Kaizen is focused on small improvements as a result of progressing efforts of the company’s staff members. On the other hand, innovation is focusing on large, dramatic improvements as a result of big changes in technology and equipment.
2. Kaizen’s small steps vs innovation’s big steps.
Kaizen as an improvement concept is implemented through small steps that will improve current work of some part of the company. It won’t need complex tools, however in some cases simple observations to discover simple problems that will need a solution as an improvement effort. Innovation, on the other side is not something that can be implemented in one day with several simple steps. Innovation will require projects that sometimes will last few months to few years.
3. Kaizen’s consistent improvements vs innovation’s occasional improvements.
Due to potential outcomes to enemy small steps toward improvements, Kaizen is continuous endless approach. On the other side, innovation is occasional, something that will be implemented from time to time.
4. Kaizen’s incremental improvements vs innovation’s non-incremental improvements.
Another difference between these concepts is the results they bring to the company. Kaizen is focusing on small improvements with small incremental results. For instance, one Kaizen result for improvements of the delivery time can be 4 instead of 5 days. On the other side innovation is focusing to bring non-incremental, radical results.
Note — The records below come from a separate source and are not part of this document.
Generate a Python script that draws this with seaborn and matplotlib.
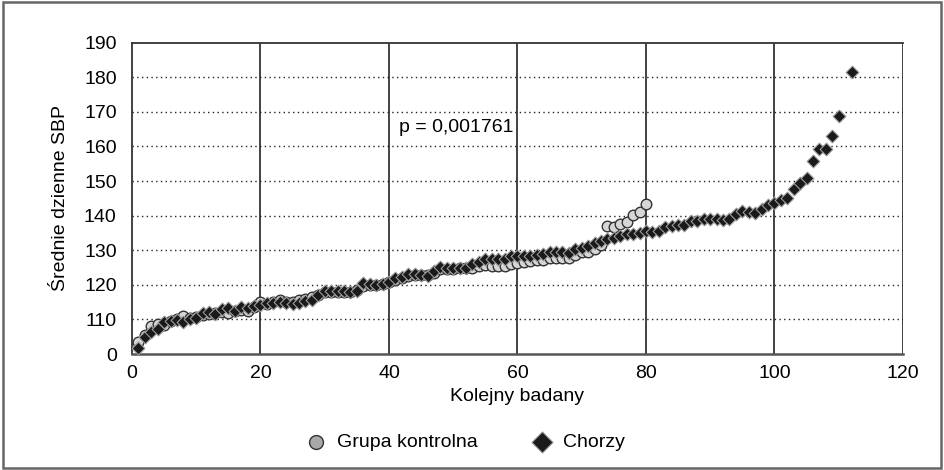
import matplotlib
matplotlib.use("Agg")
import matplotlib.pyplot as plt
import seaborn as sns
import pandas as pd
from matplotlib.patches import Rectangle

# Data
kontrolna_nr = list(range(1, 81))
kontrolna_sbp = [
    103.5, 105.5, 108.0, 108.8, 108.3, 109.5, 110.0, 111.0, 110.5, 110.8,
    111.2, 111.5, 111.8, 112.0, 111.8, 112.5, 112.8, 112.5, 113.5, 115.0,
    114.5, 115.0, 115.7, 115.0, 115.0, 115.5, 116.0, 116.5, 117.0, 117.8,
    118.0, 118.0, 118.0, 118.0, 118.5, 119.8, 120.0, 120.0, 120.2, 120.8,
    121.5, 122.0, 122.5, 122.8, 122.7, 122.8, 123.5, 124.5, 124.6, 124.7,
    124.8, 124.8, 125.0, 125.3, 125.8, 125.3, 125.4, 125.5, 126.0, 126.2,
    126.5, 127.0, 127.1, 127.1, 127.8, 127.8, 127.8, 127.8, 128.5, 129.4,
    129.6, 130.5, 131.5, 137.1, 136.8, 137.6, 138.3, 140.2, 141.1, 143.3,
]

chorzy_nr = list(range(1, 111)) + [112]
chorzy_sbp = [
    101.6, 104.9, 106.4, 107.3, 109.2, 109.4, 109.7, 109.3, 110.2, 110.4,
    111.9, 112.2, 111.7, 113.0, 113.2, 112.5, 113.7, 113.4, 114.0, 114.2,
    114.7, 114.7, 115.0, 114.7, 114.5, 114.7, 115.2, 115.7, 117.2, 118.3,
    118.3, 118.2, 118.2, 118.0, 118.2, 120.4, 120.2, 119.9, 120.1, 120.9,
    122.0, 122.3, 123.1, 123.1, 122.8, 122.5, 124.0, 125.2, 124.9, 124.9,
    124.9, 124.9, 125.9, 126.6, 127.4, 127.5, 127.5, 127.4, 128.3, 128.2,
    128.4, 128.3, 128.5, 129.0, 129.6, 129.4, 129.6, 129.2, 130.5, 130.6,
    131.3, 132.0, 132.8, 133.3, 133.4, 134.0, 134.7, 134.8, 135.0, 135.5,
    135.3, 135.5, 136.8, 137.1, 137.3, 137.4, 138.4, 138.4, 139.0, 139.1,
    138.9, 138.6, 139.1, 140.4, 141.4, 141.0, 140.8, 141.9, 143.0, 143.8,
    144.6, 145.0, 147.7, 149.3, 151.0, 155.7, 159.2, 159.2, 163.0, 168.8,
    181.6,
]

y_ticks = [100, 110, 120, 130, 140, 150, 160, 170, 180, 190]
y_labels = ["0", "110", "120", "130", "140", "150", "160", "170", "180", "190"]
x_ticks = [0, 20, 40, 60, 80, 100, 120]

df_k = pd.DataFrame({"Kolejny badany": kontrolna_nr, "SBP": kontrolna_sbp})
df_c = pd.DataFrame({"Kolejny badany": chorzy_nr, "SBP": chorzy_sbp})

sns.set_style("white")
plt.rcParams["font.family"] = ["Liberation Sans", "DejaVu Sans"]
plt.rcParams["text.color"] = "black"
plt.rcParams["axes.labelcolor"] = "black"
plt.rcParams["xtick.color"] = "black"
plt.rcParams["ytick.color"] = "black"

fig = plt.figure(figsize=(9.44, 4.70), dpi=100)
ax = fig.add_axes([0.1398, 0.2468, 0.8167, 0.6623])

sns.scatterplot(data=df_k, x="Kolejny badany", y="SBP", ax=ax, marker="o",
                s=58, color="#d6d6d6", edgecolor="#333333", linewidth=1.0,
                label="Grupa kontrolna", zorder=3)
sns.scatterplot(data=df_c, x="Kolejny badany", y="SBP", ax=ax, marker="D",
                s=42, color="#1a1a1a", edgecolor="#9a9a9a", linewidth=0.8,
                label="Chorzy", zorder=4)

ax.set_xlim(0, 120)
ax.set_ylim(100, 190)
ax.set_xticks(x_ticks)
ax.set_yticks(y_ticks)
ax.set_yticklabels(y_labels)
ax.tick_params(axis="both", labelsize=14, length=5, width=1, color="#333333",
               direction="out")
ax.tick_params(axis="x", pad=3)
ax.tick_params(axis="y", pad=6)

# grid: solid verticals, dotted horizontals
for xv in x_ticks[1:]:
    ax.axvline(xv, color="#222222", lw=1.2, zorder=1)
for yv in y_ticks[1:-1]:
    ax.axhline(yv, color="#222222", lw=1.0, ls=(0, (1, 2.4)), zorder=1)

for side in ["left", "bottom", "top"]:
    ax.spines[side].set_visible(True)
    ax.spines[side].set_color("#333333")
    ax.spines[side].set_linewidth(1.3)
ax.spines["right"].set_visible(False)
ax.spines["bottom"].set_color("#555555")
ax.spines["bottom"].set_linewidth(1.8)

ax.set_xlabel("Kolejny badany", fontsize=14, labelpad=4)
ax.set_ylabel("Średnie dzienne SBP", fontsize=14, labelpad=10.5)

ax.text(41.5, 165.4, "p = 0,001761", fontsize=14, va="center", ha="left",
        bbox=dict(facecolor="white", edgecolor="none", pad=1), zorder=5)

leg = ax.legend(loc="center", bbox_to_anchor=(0.4325, -0.283), ncol=2,
                frameon=False, fontsize=14, columnspacing=2.8,
                handlelength=1.0, handletextpad=0.58)
handles = leg.legend_handles
handles[0].set_sizes([100])
handles[0].set_facecolor("#a8a8a8")
handles[1].set_sizes([115])

fig.add_artist(Rectangle((0.003, 0.004), 0.994, 0.992, transform=fig.transFigure,
                         fill=False, edgecolor="#666666", linewidth=1.8))

fig.savefig("out.png", dpi=100)
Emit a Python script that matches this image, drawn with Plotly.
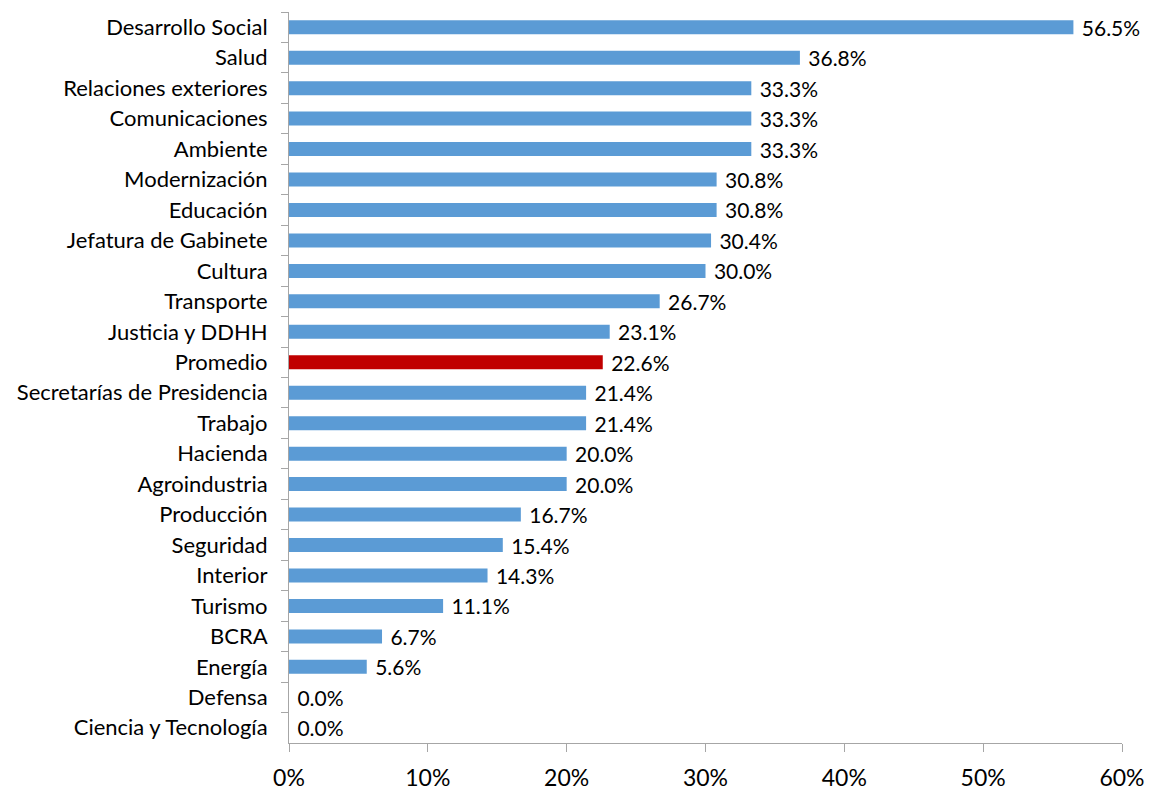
import plotly.graph_objects as go

categories = ["Desarrollo Social", "Salud", "Relaciones exteriores", "Comunicaciones",
              "Ambiente", "Modernización", "Educación", "Jefatura de Gabinete", "Cultura",
              "Transporte", "Justicia y DDHH", "Promedio", "Secretarías de Presidencia",
              "Trabajo", "Hacienda", "Agroindustria", "Producción", "Seguridad", "Interior",
              "Turismo", "BCRA", "Energía", "Defensa", "Ciencia y Tecnología"]
values = [56.5, 36.8, 33.3, 33.3, 33.3, 30.8, 30.8, 30.4, 30.0, 26.7, 23.1, 22.6, 21.4,
          21.4, 20.0, 20.0, 16.7, 15.4, 14.3, 11.1, 6.7, 5.6, 0.0, 0.0]
highlight = "Promedio"
x_ticks = [0, 10, 20, 30, 40, 50, 60]
x_tick_labels = ["0%", "10%", "20%", "30%", "40%", "50%", "60%"]

colors = ["#C00000" if c == highlight else "#5B9BD5" for c in categories]

fig = go.Figure(go.Bar(
    y=categories, x=values, orientation="h",
    marker=dict(color=colors, line=dict(width=0)),
    width=0.46,
    text=[f" {v:.1f}%" for v in values],
    textposition="outside", cliponaxis=False, constraintext="none",
    textfont=dict(size=21, color="#000000"),
))

# page body has an 8px default margin; figure is sized/margined to compensate
fig.update_layout(
    width=1147, height=784,
    margin=dict(l=281, r=33, t=4, b=49, autoexpand=False),
    paper_bgcolor="white", plot_bgcolor="white",
    font=dict(family="Lato, Carlito, sans-serif", color="#000000"),
    showlegend=False,
    xaxis=dict(range=[0, 60], tickvals=x_ticks, ticktext=x_tick_labels,
               showgrid=False, zeroline=False, showline=True, linecolor="#A6A6A6",
               linewidth=1, ticks="outside", ticklen=8, tickcolor="#A6A6A6",
               tickfont=dict(size=23), automargin=False, ticklabelstandoff=6),
    yaxis=dict(autorange="reversed", showgrid=False, showline=True, linecolor="#A6A6A6",
               linewidth=1, ticks="outside", ticklen=7, tickcolor="#A6A6A6",
               tickson="boundaries", tickfont=dict(size=22), automargin=False,
               ticklabelstandoff=16),
)

fig.write_html("out.html")
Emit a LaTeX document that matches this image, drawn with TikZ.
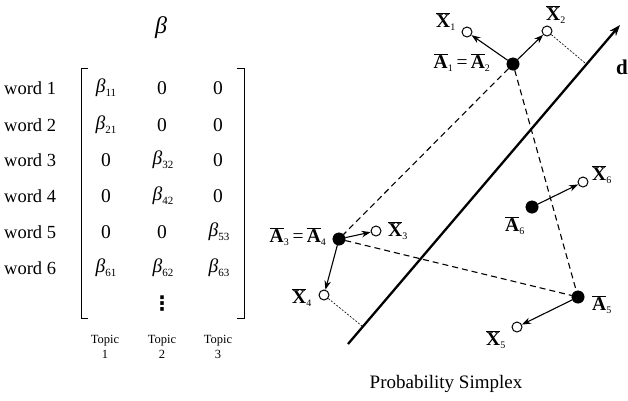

For the same example about delivery time, innovation will rebuild all processes incorporated into delivery in order to reduce delivery time on one day.
5. Kaizen’s little investments vs innovation’s large investments.
Kaizen in a lot of cases will not need big investments in new technology and processes. It will use the current resources to improve them. For instance, Kaizen concept will need improvements on the current technologies and processes. Opposite, innovation will need larger investments in time, money, and efforts. It will remove current processes and build totally new one, or will invest in totally new technology.
6. Kaizen’s improvements vs innovation’s rebuilding.
This distinction is firmly related with previous one. Kaizen is focusing on the improvements of current things in the company as products and services, processes, technology and business models. Innovation, on the other side will turn away these things and build totally new.
7. Kaizen’s great efforts vs innovation’s little efforts.
Keeping up continuous improvements in the company will require great efforts than implementing periodic innovation projects. This is another huge difference between Kaizen and innovation.